Pont Cysyllte, Cysyllte and Cefn Mawr
Cysyllte, is the name of a strip of land which juts out into the river Dee and research has revealed earlier forms for Cysyllte as Cysylle. This could indicate a description in past dialect of the remarkable banks and striking views in the area.
The area was called Cysyllte and the Welsh word for bridge is Pont. Now in English this would be said as Cysyllte Bridge, but in the Welsh language this is said as Pont Cysyllte, or bridge Cysyllte and hence the bridge is called Pont Cysyllte. Furthermore the change from Cysylle to Cysyllte has been influenced by the many changes and transport links in the area.

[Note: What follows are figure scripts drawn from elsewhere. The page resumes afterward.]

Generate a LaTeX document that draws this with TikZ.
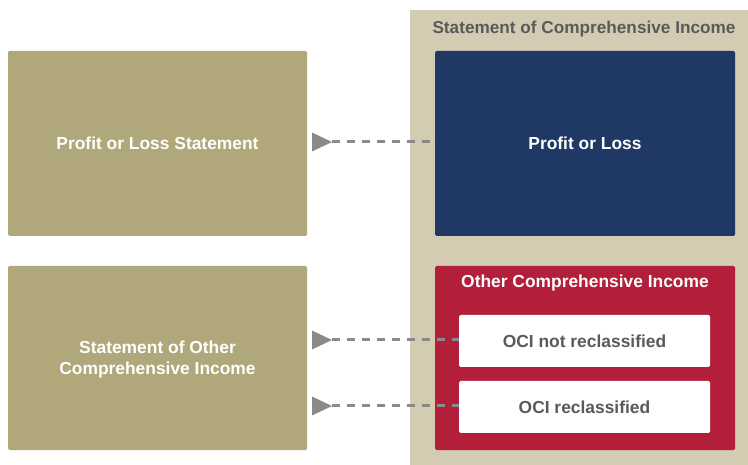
\documentclass[tikz,border=0pt]{standalone}
\usepackage{fontspec}
\setmainfont{Liberation Sans}
\usetikzlibrary{arrows.meta}
\definecolor{khaki}{HTML}{B0A77A}
\definecolor{beige}{HTML}{D3CCB3}
\definecolor{navy}{HTML}{1F3864}
\definecolor{crimson}{HTML}{B31E3A}
\definecolor{titlegrey}{HTML}{5A5A5A}
\definecolor{linegrey}{HTML}{8A8A8A}
\tikzset{
  box/.style={rounded corners=1.5pt, inner sep=0pt, font=\bfseries\fontsize{17.4}{21}\selectfont, text=white, align=center},
  conn/.style={draw=linegrey, line width=3pt, dash pattern=on 8pt off 7pt, {Triangle[reversed,length=20pt,width=19pt,line width=0pt,fill=linegrey]}-},
}
\begin{document}
\begin{tikzpicture}[x=1pt,y=-1pt]
\useasboundingbox (0,0) rectangle (748,465);
% left boxes
\path[fill=khaki,rounded corners=1.5pt] (8,51) rectangle (307,236);
\node[box] (pls) at (157.5,143.5) {Profit or Loss Statement};
\coordinate (plsE) at (312,142);
\path[fill=khaki,rounded corners=1.5pt] (8,266) rectangle (307,450);
\node[box] (soci) at (157.5,360) {Statement of Other\\Comprehensive Income};
\coordinate (sociA) at (312,340);
\coordinate (sociB) at (312,406);
% right container
\path[fill=beige] (410,10) rectangle (748,465);
\node[font=\bfseries\fontsize{17.2}{20}\selectfont, text=titlegrey] (sci) at (584,29) {Statement of Comprehensive Income};
\path[fill=navy,rounded corners=1.5pt] (435,51) rectangle (735,236);
\node[box] (pl) at (585,143.5) {Profit or Loss};
\coordinate (plW) at (437,142);
\path[fill=crimson,rounded corners=1.5pt] (435,266) rectangle (735,450);
\node[box] (oci) at (585,283) {Other Comprehensive Income};
\path[fill=white,rounded corners=1.5pt] (459,315) rectangle (710,367);
\node[box,text=titlegrey] (ocin) at (584.5,341) {OCI not reclassified};
\path[fill=white,rounded corners=1.5pt] (459,381) rectangle (710,433);
\node[box,text=titlegrey] (ocir) at (584.5,407) {OCI reclassified};
\coordinate (ocinW) at (459,340);
\coordinate (ocirW) at (459,406);
% connectors
\draw[conn] (plsE) -- (plW);
\draw[conn] (sociA) -- (ocinW);
\draw[conn] (sociB) -- (ocirW);
\end{tikzpicture}
\end{document}
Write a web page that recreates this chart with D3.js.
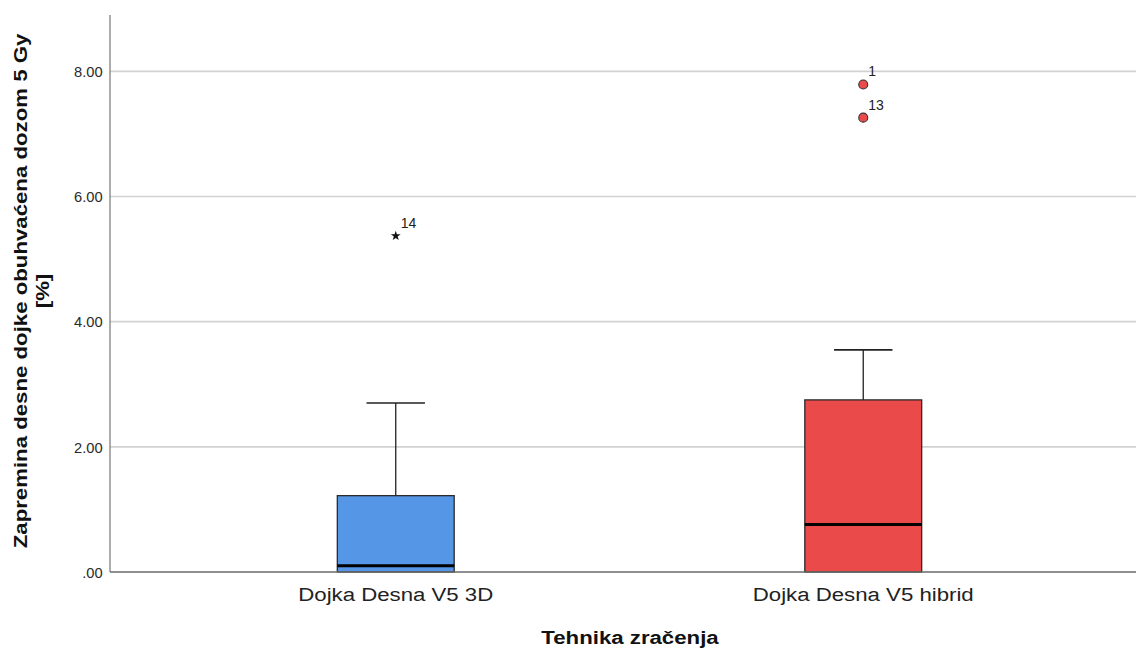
<!DOCTYPE html>
<html>
<head>
<meta charset="utf-8">
<script src="https://cdn.jsdelivr.net/npm/d3@7"></script>
<style>
  html, body { margin: 0; padding: 0; background: #fff; }
  svg { display: block; font-family: "Liberation Sans", Arial, sans-serif; }
</style>
</head>
<body>
<svg id="chart" width="1136" height="649"></svg>
<script>
// Groups (radiation technique) and their box-plot summaries
const categories = ["Dojka Desna V5 3D", "Dojka Desna V5 hibrid"];
const colors = ["#5596E6", "#EA4A4A"];
const whiskerLow = [0.00, 0.00];
const q1 = [0.00, 0.00];
const median = [0.10, 0.76];
const q3 = [1.22, 2.75];
const whiskerHigh = [2.70, 3.55];

// Outliers: group index, value, case label, kind (circle = outlier, star = extreme)
const outlierGroup = [0, 1, 1];
const outlierValue = [5.37, 7.79, 7.26];
const outlierLabel = ["14", "1", "13"];
const outlierKind = ["star", "circle", "circle"];

const yTicks = [0, 2, 4, 6, 8];
const yTickLabels = [".00", "2.00", "4.00", "6.00", "8.00"];

const yTitleLines = ["Zapremina desne dojke obuhvaćena dozom 5 Gy", "[%]"];
const xTitle = "Tehnika zračenja";

const W = 1136, H = 649;
const plot = { left: 110, right: 1136, top: 15, bottom: 572 };
const FONT = "'Liberation Sans', Arial, sans-serif";
const STRETCH = 1.17; // wide glyph rendering along the text direction

const svg = d3.select("#chart");

const y = d3.scaleLinear().domain([0, 8.9]).range([plot.bottom, plot.top]);
const x = d3.scaleBand().domain(categories).range([162, 162 + 2 * 467.5]).paddingInner(0).paddingOuter(0);
const boxW = x.bandwidth() * 0.25;
const capW = boxW / 2;

// Horizontal gridlines
svg.append("g")
  .selectAll("line")
  .data(yTicks.filter(d => d > 0))
  .join("line")
  .attr("x1", plot.left).attr("x2", plot.right)
  .attr("y1", d => y(d)).attr("y2", d => y(d))
  .attr("stroke", "#d2d2d2").attr("stroke-width", 1.6);

// Y axis with tick labels
const yAxis = d3.axisLeft(y)
  .tickValues(yTicks)
  .tickSize(0)
  .tickPadding(7)
  .tickFormat((d, i) => yTickLabels[i]);
const gy = svg.append("g").attr("transform", `translate(${plot.left},0)`).call(yAxis);
gy.select(".domain").remove();
gy.selectAll("text").attr("font-size", 14).attr("fill", "#2a2a2a")
  .attr("font-family", FONT)
  .attr("dy", "0.38em")
  .attr("transform", "scale(1.05,1)");

svg.append("line")
  .attr("x1", plot.left).attr("x2", plot.left)
  .attr("y1", plot.top).attr("y2", plot.bottom)
  .attr("stroke", "#808080").attr("stroke-width", 1.3);

// Boxes
const groups = svg.append("g").selectAll("g")
  .data(categories)
  .join("g");

groups.each(function(cat, i) {
  const g = d3.select(this);
  const cx = x(cat) + x.bandwidth() / 2;
  // upper whisker
  g.append("line")
    .attr("x1", cx).attr("x2", cx)
    .attr("y1", y(q3[i])).attr("y2", y(whiskerHigh[i]))
    .attr("stroke", "#222").attr("stroke-width", 1.3);
  g.append("line")
    .attr("x1", cx - capW / 2).attr("x2", cx + capW / 2)
    .attr("y1", y(whiskerHigh[i])).attr("y2", y(whiskerHigh[i]))
    .attr("stroke", "#222").attr("stroke-width", 1.6);
  // lower whisker
  if (q1[i] > whiskerLow[i]) {
    g.append("line")
      .attr("x1", cx).attr("x2", cx)
      .attr("y1", y(q1[i])).attr("y2", y(whiskerLow[i]))
      .attr("stroke", "#222").attr("stroke-width", 1.3);
  }
  // box
  g.append("rect")
    .attr("x", cx - boxW / 2)
    .attr("y", y(q3[i]))
    .attr("width", boxW)
    .attr("height", y(q1[i]) - y(q3[i]))
    .attr("fill", colors[i])
    .attr("stroke", "#2a2a2a").attr("stroke-width", 1.3);
  // median
  g.append("line")
    .attr("x1", cx - boxW / 2).attr("x2", cx + boxW / 2)
    .attr("y1", y(median[i])).attr("y2", y(median[i]))
    .attr("stroke", "#000").attr("stroke-width", 3);
});

// X axis line (drawn over box bottoms)
svg.append("line")
  .attr("x1", plot.left).attr("x2", plot.right)
  .attr("y1", plot.bottom).attr("y2", plot.bottom)
  .attr("stroke", "#6a6a6a").attr("stroke-width", 1.3);

// Category labels
const xAxis = d3.axisBottom(x).tickSize(0).tickPadding(14);
const gx = svg.append("g").attr("transform", `translate(0,${plot.bottom})`).call(xAxis);
gx.select(".domain").remove();
gx.selectAll("text").attr("font-size", 19).attr("fill", "#222")
  .attr("font-family", FONT)
  .attr("y", 0).attr("dy", 29)
  .attr("transform", `scale(${STRETCH},1)`);

// Outliers
const outliers = outlierValue.map((v, k) => ({
  v, g: outlierGroup[k], label: outlierLabel[k], kind: outlierKind[k]
}));
const og = svg.append("g");
outliers.forEach(o => {
  const cx = x(categories[o.g]) + x.bandwidth() / 2;
  const cy = y(o.v);
  if (o.kind === "circle") {
    og.append("circle")
      .attr("cx", cx).attr("cy", cy).attr("r", 4.5)
      .attr("fill", colors[o.g])
      .attr("stroke", "#333").attr("stroke-width", 1.1);
  } else {
    og.append("path")
      .attr("d", d3.symbol().type(d3.symbolStar).size(30)())
      .attr("transform", `translate(${cx},${cy})`)
      .attr("fill", "#111");
  }
  og.append("text")
    .attr("x", cx + 5).attr("y", cy - 8)
    .attr("font-size", 14).attr("fill", "#222")
    .text(o.label);
});

// Axis titles
const yTitle = svg.append("text")
  .attr("transform", `translate(27,291) rotate(-90) scale(${STRETCH},1)`)
  .attr("text-anchor", "middle")
  .attr("font-size", 19).attr("font-weight", "bold").attr("fill", "#111");
yTitle.selectAll("tspan")
  .data(yTitleLines)
  .join("tspan")
  .attr("x", 0)
  .attr("dy", (d, i) => i === 0 ? 0 : 22)
  .text(d => d);

svg.append("text")
  .attr("transform", `translate(630,644) scale(${STRETCH},1)`)
  .attr("text-anchor", "middle")
  .attr("font-size", 19).attr("font-weight", "bold").attr("fill", "#111")
  .text(xTitle);
</script>
</body>
</html>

There was once a ferry at Cysylle that crossed the River Dee in the fourteenth century. The most likely point for this lies just upstream of Pont Cysyllte, where the river meanders slowly due to the relative depth and width of the river at this point, making it ideal for a ferry crossing, unlike the fast and changing flow up and down stream of this point.
The next known ferry crossings was downstream at Erbistock where the same river conditions occur. At Erbistock the winch and steps for the ferry can still be seen at the Boat Inn. Upstream from Cysyllte the next early crossing of the River Dee takes place at Llangollen where a bridge has been in existence since at least the 13th century built by the Bishop, John Trevor. The present bridge is estimated to date back to 1500, with major repairs in 1656 and an additional span being added in 1863 to accommodate the age of steam and coming of the railway.
The ferry crossing at Cysyllte may well have once been in a Coracle type craft. Welsh coracles were oval in shape and very similar to half a walnut shell, the structure made from a framework of split and interwoven willow rods are tied with willow bark. The outer layer was animal skin such as horse or bullocks hide with a thin layer of tar to make it fully water proof. The craft are keel-less and flat bottom to evenly spread the weight of the boat and load reducing the draft and the subsequently required depth of water – often to only a few inches, making it ideal for use on rivers.
They are also an effective fishing vessel because, when powered by a skilled person, they hardly disturb the water or the fish, and can easily be maneuvered with one arm, while the other arm tends a net.
Another important aspect to the Welsh Coracle is that it can be carried on the back by one person.
Built for use in the streams and rivers of Wales and other parts of Britain and Ireland, the coracle has seen use for centuries, having been noted by Julius Caesar in his invasion of Britain in the first century BC.
Here we have a picture from of Richard Roberts fly fishing in 1890 at the “Salmon Pool” just upstream of Pont Cysyllte in 1890. The Roberts family lived in the locality for many generations and Richard was a friend of RF Graesser who often fished with him in his coracle.
The Pont Cysyllte, stone bridge was builtin the 1690s on solid bed rock just downstream of where the ferry once crossed. The bridge is constructed with tough and resilient sand stone that has withstood the test of time and erosion by the mighty River Dee.
The freestone mother quarries fromwhere the sandstone was hewn were once out crops to be found to the north of the bridge in the high ridge of the hill from which Cefn Mawr gets its name.
The bridge was later substantially rebuilt in the 18th century, again with stone from the same quarries. This then helped support, and convey the supply stone for the much larger construction of the Pontcysyllte Aqueduct from 1795 to 1805.
Froncysyllte takes its name as the hill that overlooks Cysyllte, i.e. the hill overlooking the strip of land jutting into the river Dee. The elements in the place name are Fron (hill) and Cysyllte.
Cefn Mawr and surrounding villages of the Cefn, Froncysyllte, Trevor, Rhosymedre, Acrefair were largely borne out of the early industrial revolution with the construction of the Pontcysyllte Aqueduct and arrival of the canal. Until the arrival of the canal and the construction of the Pontcysyllte Aqueduct, the local population was small, mainly supported by farming and crofting, small scale quarrying and limited iron working.
With the construction of the Pontcysyllte Aqueduct and arrival of the canal there was a great increase in the local population and the poorer agricultural land, i.e. the hilly rocky slopes of the Cefn Mawr ridge where set aside as common ground to accommodate the increased work force. The Cefn Common is clearly marked on the map for the canal dated 1795. The Cefn Common was surrounded by the Plas Kynaston Estate which retained occupation of the more fertile and arable land and fields.